Memory in Network Flows and Its Effects on Community Detection, Ranking, and SpreadingWhen: Friday, November 15, 2013 at 3:00 pm
Where: DA 5th fl
Speaker: Andrea Lancichinetti
Organization: Department of Chemical and Biological Engineering, Northewestern University
Sponsor: MoBS Lab
It is a paradigm to capture the spread of information and disease with random flow on networks. This conventional first-order Markov approach ignores a potentially important feature of the dynamics: where flow moves to may depend on where it comes from. We analyzed multi-step pathways from different systems and show that ignoring the effects of second-order Markov dynamics has some important consequences for community detection and ranking, but only marginal consequences for disease spreading through air travel.

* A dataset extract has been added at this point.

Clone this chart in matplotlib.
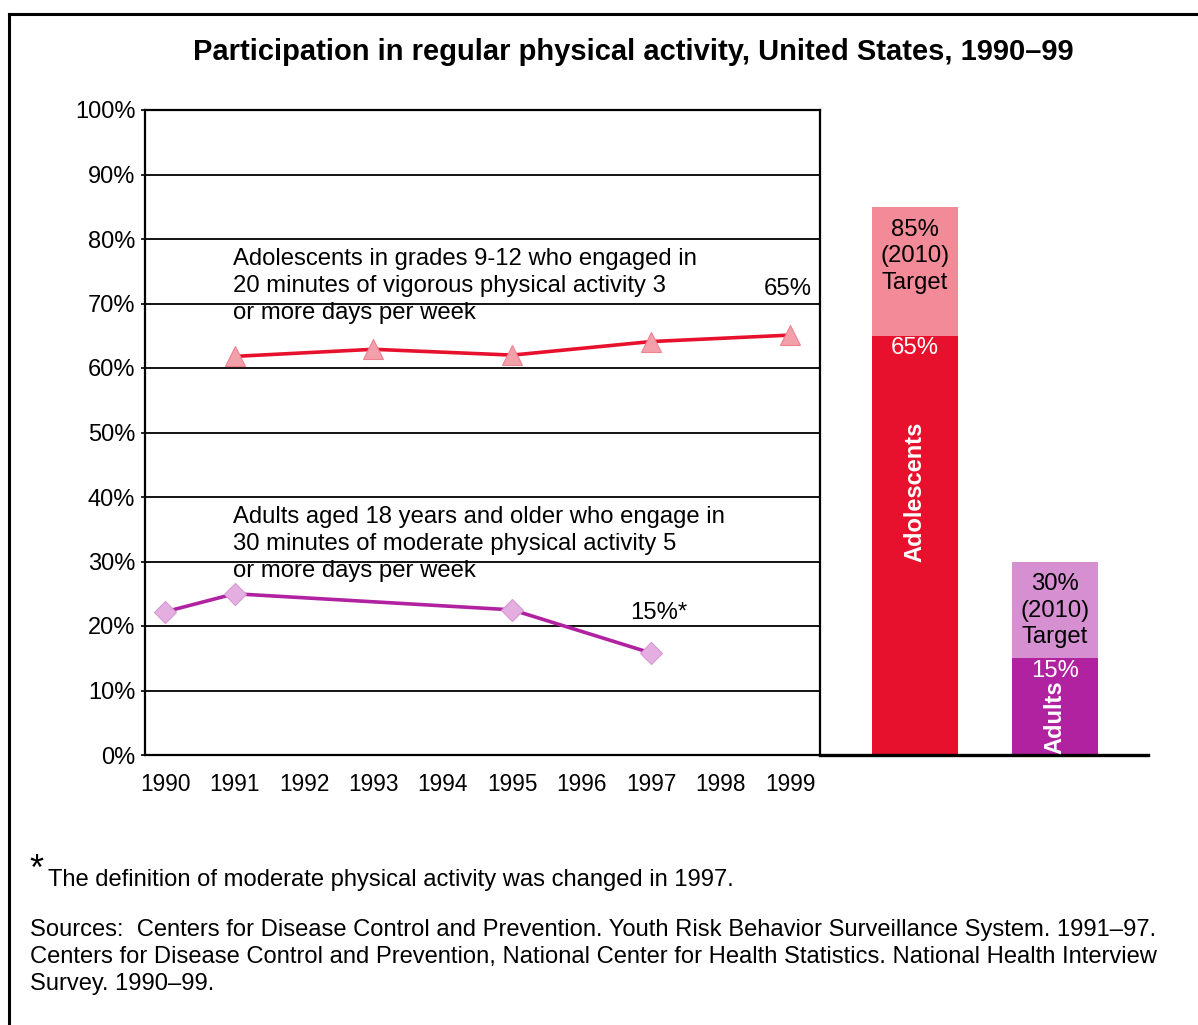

However, when focusing on the travel patterns themselves, we observed that random flow on networks understates the effect of communities and exaggerates the effect of highly connected nodes. For example, capturing dyanmics with a second-order Markov model allows us to differentiate airport hubs from popular destinations and reveal actual travel patterns in air traffic, as well as to uncover multidisciplinary journals and ranking that favor specialized journals in scientific communication. These findings were achieved only by using more available data and making no additional assumptions, and therefore suggest that accounting for higher-order memory in network flows can help us better understand how real systems are organized and function.